Dataset excerpt:

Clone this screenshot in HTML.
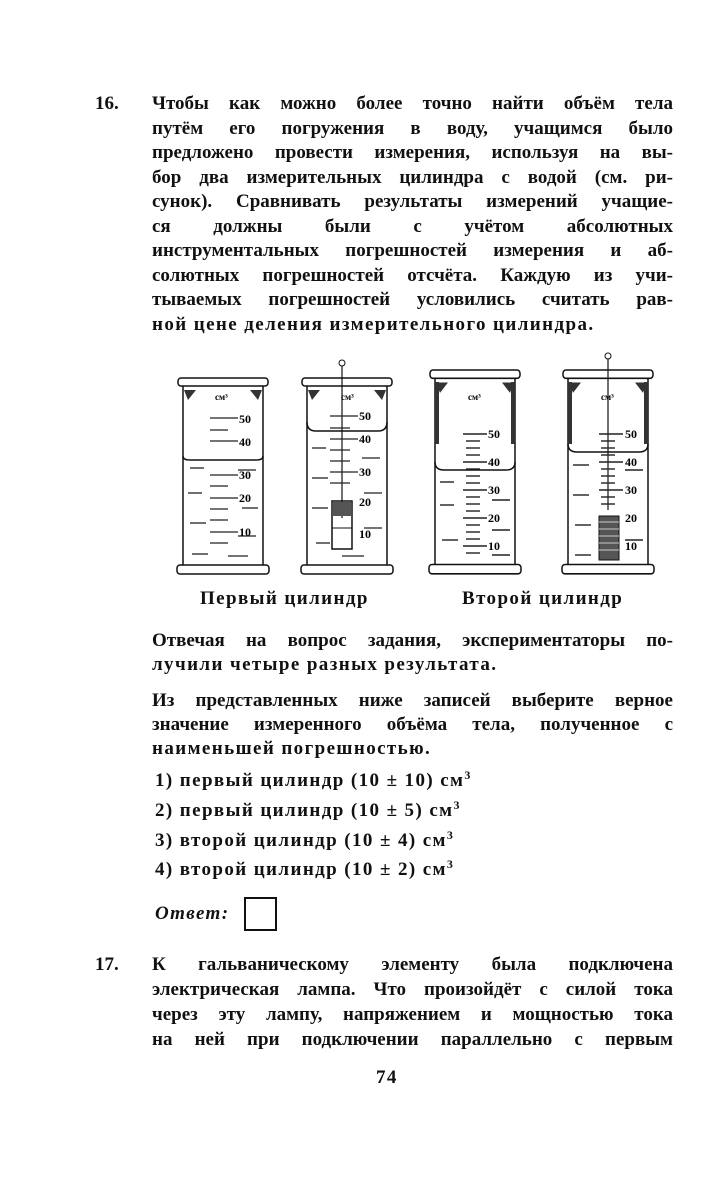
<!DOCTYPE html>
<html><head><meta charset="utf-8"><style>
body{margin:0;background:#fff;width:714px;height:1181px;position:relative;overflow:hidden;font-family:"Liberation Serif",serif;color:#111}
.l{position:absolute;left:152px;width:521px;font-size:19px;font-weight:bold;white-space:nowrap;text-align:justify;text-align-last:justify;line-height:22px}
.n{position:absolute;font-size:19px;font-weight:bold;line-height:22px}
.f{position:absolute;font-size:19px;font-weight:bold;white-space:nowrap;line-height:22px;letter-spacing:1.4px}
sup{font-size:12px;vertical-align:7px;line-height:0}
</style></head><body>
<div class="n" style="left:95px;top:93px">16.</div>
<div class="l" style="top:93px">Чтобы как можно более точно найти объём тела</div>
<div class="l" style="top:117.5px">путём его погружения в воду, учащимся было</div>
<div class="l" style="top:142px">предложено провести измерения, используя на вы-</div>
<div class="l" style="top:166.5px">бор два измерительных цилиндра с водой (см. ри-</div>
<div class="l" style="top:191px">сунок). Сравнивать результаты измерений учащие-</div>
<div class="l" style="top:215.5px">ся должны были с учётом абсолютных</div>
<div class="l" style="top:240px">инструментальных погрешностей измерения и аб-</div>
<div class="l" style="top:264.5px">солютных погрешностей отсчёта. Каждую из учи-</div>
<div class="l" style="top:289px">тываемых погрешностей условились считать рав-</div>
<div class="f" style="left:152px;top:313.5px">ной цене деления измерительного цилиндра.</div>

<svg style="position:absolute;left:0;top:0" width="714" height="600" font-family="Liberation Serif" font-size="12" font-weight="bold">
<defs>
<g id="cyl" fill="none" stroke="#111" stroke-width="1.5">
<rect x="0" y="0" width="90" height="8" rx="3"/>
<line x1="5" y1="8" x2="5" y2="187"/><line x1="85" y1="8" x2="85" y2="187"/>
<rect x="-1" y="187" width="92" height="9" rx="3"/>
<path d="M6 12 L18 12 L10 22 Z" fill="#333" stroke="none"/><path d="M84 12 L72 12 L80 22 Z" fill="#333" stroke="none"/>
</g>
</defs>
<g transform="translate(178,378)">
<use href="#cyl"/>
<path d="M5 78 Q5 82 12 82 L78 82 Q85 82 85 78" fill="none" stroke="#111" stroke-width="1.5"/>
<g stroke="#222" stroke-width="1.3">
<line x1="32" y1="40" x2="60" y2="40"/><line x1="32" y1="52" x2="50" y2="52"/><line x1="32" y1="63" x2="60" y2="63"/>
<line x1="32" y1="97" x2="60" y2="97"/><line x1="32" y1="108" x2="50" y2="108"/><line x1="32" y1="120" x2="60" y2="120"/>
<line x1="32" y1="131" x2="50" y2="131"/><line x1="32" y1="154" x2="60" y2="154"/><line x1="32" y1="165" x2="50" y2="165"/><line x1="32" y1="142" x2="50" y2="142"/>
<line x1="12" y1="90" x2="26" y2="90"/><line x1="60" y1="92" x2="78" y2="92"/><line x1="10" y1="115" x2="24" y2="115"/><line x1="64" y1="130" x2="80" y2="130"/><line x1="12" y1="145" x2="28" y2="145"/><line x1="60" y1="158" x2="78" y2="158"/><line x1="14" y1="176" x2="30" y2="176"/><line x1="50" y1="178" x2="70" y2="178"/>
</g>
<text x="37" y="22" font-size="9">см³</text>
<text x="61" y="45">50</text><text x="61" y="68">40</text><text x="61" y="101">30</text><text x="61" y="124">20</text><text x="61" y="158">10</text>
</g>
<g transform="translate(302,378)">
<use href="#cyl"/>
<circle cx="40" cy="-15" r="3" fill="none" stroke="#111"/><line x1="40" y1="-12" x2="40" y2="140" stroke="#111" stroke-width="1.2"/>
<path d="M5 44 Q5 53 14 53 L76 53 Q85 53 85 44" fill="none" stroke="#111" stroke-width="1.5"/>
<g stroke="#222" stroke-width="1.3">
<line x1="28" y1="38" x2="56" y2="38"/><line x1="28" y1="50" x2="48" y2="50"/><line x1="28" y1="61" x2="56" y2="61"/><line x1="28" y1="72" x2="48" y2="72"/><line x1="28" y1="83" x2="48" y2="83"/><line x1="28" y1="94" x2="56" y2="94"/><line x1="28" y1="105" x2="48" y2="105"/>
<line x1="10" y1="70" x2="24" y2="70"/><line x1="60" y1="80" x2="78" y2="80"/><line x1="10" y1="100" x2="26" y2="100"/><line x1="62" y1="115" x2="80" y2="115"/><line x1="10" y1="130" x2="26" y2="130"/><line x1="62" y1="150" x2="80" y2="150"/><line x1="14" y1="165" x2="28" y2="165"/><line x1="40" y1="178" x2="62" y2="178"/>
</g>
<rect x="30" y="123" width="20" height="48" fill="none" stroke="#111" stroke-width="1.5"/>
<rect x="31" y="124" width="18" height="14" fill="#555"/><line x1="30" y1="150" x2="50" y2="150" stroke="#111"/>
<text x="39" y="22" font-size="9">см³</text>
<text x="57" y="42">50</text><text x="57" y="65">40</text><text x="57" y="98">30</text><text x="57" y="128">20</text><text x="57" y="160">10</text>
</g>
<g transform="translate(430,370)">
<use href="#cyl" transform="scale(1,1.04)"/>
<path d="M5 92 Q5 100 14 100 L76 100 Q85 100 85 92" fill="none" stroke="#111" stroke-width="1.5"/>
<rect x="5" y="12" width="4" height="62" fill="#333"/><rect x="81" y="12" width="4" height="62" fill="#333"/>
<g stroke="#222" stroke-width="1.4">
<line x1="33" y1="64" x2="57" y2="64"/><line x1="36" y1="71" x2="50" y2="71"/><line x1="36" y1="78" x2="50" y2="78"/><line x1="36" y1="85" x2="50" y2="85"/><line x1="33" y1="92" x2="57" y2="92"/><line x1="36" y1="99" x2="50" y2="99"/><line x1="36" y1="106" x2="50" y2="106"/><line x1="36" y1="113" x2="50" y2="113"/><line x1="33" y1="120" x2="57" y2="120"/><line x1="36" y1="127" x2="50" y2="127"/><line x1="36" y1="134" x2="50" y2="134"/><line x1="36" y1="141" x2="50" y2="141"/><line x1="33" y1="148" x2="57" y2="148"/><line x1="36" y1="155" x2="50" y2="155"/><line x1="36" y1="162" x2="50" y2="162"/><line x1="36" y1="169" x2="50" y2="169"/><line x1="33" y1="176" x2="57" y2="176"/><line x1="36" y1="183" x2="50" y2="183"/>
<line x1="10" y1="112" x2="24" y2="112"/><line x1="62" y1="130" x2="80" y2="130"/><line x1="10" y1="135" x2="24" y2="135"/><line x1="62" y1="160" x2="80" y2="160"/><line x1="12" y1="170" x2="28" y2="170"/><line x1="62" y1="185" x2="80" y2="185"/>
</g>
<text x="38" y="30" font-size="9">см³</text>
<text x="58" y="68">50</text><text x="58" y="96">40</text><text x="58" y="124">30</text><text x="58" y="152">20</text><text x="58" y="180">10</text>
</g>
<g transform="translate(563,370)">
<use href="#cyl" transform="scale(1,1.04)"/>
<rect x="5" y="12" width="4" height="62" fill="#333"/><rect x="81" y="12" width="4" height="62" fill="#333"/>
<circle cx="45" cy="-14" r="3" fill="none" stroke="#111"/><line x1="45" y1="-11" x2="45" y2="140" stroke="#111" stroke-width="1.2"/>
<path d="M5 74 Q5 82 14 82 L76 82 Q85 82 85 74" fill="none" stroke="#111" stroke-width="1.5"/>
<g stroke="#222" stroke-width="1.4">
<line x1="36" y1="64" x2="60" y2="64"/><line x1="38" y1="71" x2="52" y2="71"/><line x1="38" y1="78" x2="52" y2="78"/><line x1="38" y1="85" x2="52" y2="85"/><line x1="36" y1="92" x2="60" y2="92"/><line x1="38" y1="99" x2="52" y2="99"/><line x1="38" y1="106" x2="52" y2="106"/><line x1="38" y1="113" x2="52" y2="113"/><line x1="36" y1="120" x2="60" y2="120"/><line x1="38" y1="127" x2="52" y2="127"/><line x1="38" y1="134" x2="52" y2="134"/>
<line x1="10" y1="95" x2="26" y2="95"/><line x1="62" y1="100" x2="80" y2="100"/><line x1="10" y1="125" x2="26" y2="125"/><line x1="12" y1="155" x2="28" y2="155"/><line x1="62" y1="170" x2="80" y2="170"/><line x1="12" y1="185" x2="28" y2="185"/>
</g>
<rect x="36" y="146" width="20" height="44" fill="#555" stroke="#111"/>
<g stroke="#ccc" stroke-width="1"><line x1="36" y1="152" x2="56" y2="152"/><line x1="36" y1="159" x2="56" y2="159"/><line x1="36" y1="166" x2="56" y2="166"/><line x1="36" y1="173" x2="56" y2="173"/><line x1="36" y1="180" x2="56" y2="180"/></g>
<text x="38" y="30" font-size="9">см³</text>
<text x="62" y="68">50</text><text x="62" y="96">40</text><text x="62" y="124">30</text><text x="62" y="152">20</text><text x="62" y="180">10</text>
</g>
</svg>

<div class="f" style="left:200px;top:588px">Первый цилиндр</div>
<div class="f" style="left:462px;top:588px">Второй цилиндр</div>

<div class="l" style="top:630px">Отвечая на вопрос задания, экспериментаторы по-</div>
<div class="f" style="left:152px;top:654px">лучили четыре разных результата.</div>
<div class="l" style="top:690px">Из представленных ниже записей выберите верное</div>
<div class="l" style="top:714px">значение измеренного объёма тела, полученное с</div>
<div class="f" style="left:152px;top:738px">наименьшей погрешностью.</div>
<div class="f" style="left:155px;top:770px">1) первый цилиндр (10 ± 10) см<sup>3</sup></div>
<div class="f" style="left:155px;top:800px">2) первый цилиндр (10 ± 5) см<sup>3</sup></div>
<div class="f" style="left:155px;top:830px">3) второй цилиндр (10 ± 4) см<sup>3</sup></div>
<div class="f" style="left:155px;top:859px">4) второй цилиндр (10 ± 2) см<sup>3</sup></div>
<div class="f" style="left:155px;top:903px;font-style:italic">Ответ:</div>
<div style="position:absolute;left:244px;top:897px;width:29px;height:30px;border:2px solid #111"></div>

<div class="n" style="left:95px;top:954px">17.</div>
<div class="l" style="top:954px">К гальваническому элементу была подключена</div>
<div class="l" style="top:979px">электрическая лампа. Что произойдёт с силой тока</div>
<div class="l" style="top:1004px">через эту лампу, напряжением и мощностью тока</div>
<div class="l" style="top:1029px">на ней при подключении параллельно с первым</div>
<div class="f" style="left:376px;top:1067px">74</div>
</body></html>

Short problem:
From the first line above down to the line with "деления измерительного цилиндра.</div>", reproduce every line and no others, omitting pictures.

Problem solution:
Clone this screenshot in HTML.
<!DOCTYPE html>
<html><head><meta charset="utf-8"><style>
body{margin:0;background:#fff;width:714px;height:1181px;position:relative;overflow:hidden;font-family:"Liberation Serif",serif;color:#111}
.l{position:absolute;left:152px;width:521px;font-size:19px;font-weight:bold;white-space:nowrap;text-align:justify;text-align-last:justify;line-height:22px}
.n{position:absolute;font-size:19px;font-weight:bold;line-height:22px}
.f{position:absolute;font-size:19px;font-weight:bold;white-space:nowrap;line-height:22px;letter-spacing:1.4px}
sup{font-size:12px;vertical-align:7px;line-height:0}
</style></head><body>
<div class="n" style="left:95px;top:93px">16.</div>
<div class="l" style="top:93px">Чтобы как можно более точно найти объём тела</div>
<div class="l" style="top:117.5px">путём его погружения в воду, учащимся было</div>
<div class="l" style="top:142px">предложено провести измерения, используя на вы-</div>
<div class="l" style="top:166.5px">бор два измерительных цилиндра с водой (см. ри-</div>
<div class="l" style="top:191px">сунок). Сравнивать результаты измерений учащие-</div>
<div class="l" style="top:215.5px">ся должны были с учётом абсолютных</div>
<div class="l" style="top:240px">инструментальных погрешностей измерения и аб-</div>
<div class="l" style="top:264.5px">солютных погрешностей отсчёта. Каждую из учи-</div>
<div class="l" style="top:289px">тываемых погрешностей условились считать рав-</div>
<div class="f" style="left:152px;top:313.5px">ной цене деления измерительного цилиндра.</div>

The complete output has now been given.